Jenkins, so upset the association was not responding, stop paying his $150 a year association dues.

“When I got the second bill, I said ‘I am not gonna do this.’ They are not doing anything for me. What benefit am I getting out of this?”

He stopped paying in 2017, though the bills kept coming.

“I just filed them away. I wouldn’t pay them,” he said. “I would call them and discuss the concerns I had with them.”

He racked up a $600 bill. Then came a summons; the HOA was taking Jenkins to court.

“They are not living up to their end of the bargain, why should I live up to my end?” said Jenkins.

The association declined our request for an interview to talk about Jenkins’ complaints and their job of keeping the neighborhood clean and problem free. But HOA tugs of war are nothing new.

“It can get very contentious,” said Attorney Charles Weirich. He is with OrtaleKelly Law Firm that handles many HOA cases.

He says problems come when expectations aren’t met.

“People who move into a Homeowners Association have certain expectations, a lot of times the way their neighbors will keep up their property and the amenities that will be available to them in the HOA. When someone falls short of that, that can often lead to a little bad feelings,” says Weirich.

Weirich says it doesn’t matter whether you signed to join the HOA or not.

“Ordinarily, you are not gonna sign anything. It is going to be in the master deed for that subdivision or development,” Weirich said. “That master deed will include the restrictions on the property. It may also grant the HOA the right to institute rules and regulations and have some control such as over the color that you paint your house.”

But he says there are certain expectations HOAs are expected to meet.

“A good manager in that situation is going to make sure that people live up to the expectations in that neighborhood, that they follow the rules and don’t leave their trash cans out beyond a certain time of the day,” said Weirich.

Tennessee State Representative Dwayne Thompson says HOAs in general do a good job, but he has also heard horror stories.

“Honestly, there are not that many regulations governing HOAs. They pretty much can do what they want to do,” Thompson said. “They are collecting the money, but are they really providing the service?”

It’s why he is investigating what type of restrictions can be placed on HOAs at a state level.

“My thoughts are we should just have some enforcement mechanism to make sure all HOAs have at least a minimum standard of service they give to residents,” said Thompson.

But Weirich says one big no-no is not paying dues to the association in protest.

“That is a dangerous game to play because the HOA is typically granted the ability to take a lien against your property for the payment of those fees,” said Weirich.

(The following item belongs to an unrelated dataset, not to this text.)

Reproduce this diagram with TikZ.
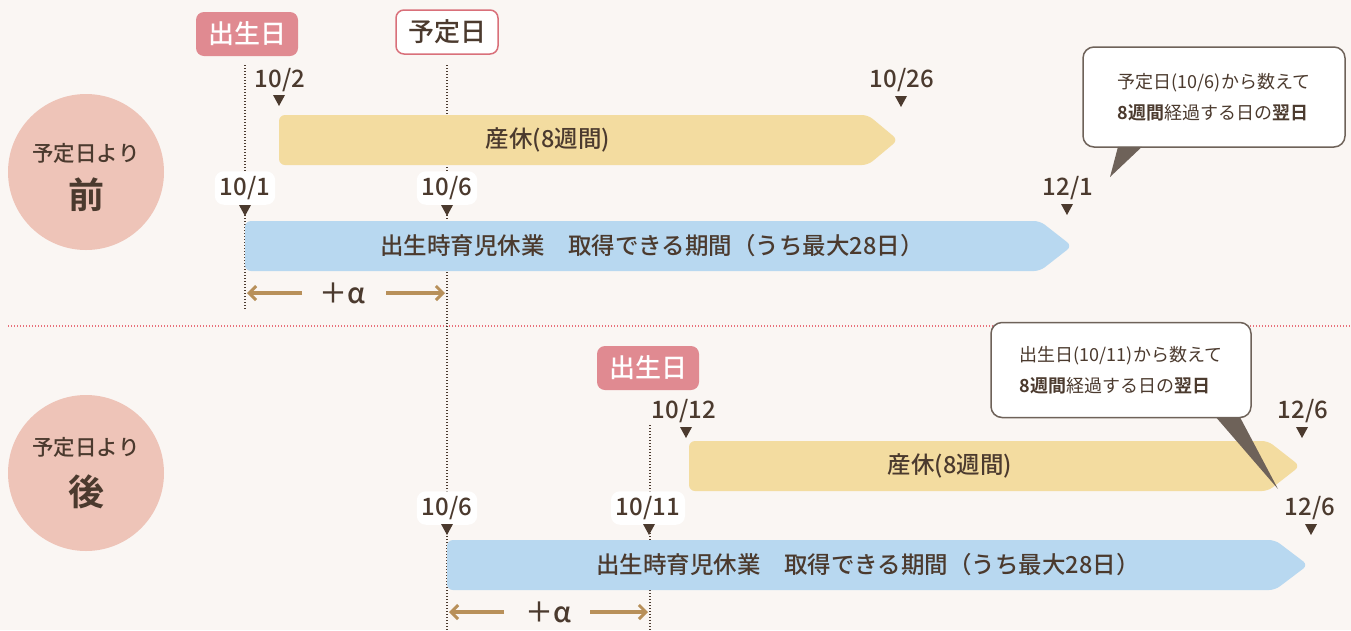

He says HOAs should discuss any problems with homeowners before taking action, and homeowners should review the association rules before they purchase their home, noting if mediation or arbitration is required before filing suit.

“You certainly could file suit to try to force them to do what they are supposed to do under the HOA rules and guidelines. It’s very expensive though,” said Weirich.

Right now, Jenkins says his case has been postponed, but he is not giving up. The odds may be against him, but he says the fight is worth it.

“I’ll take my chances and go to the judge and show him pictures and evidence and hear my side. Maybe I will get a fair hearing,” Jenkins said.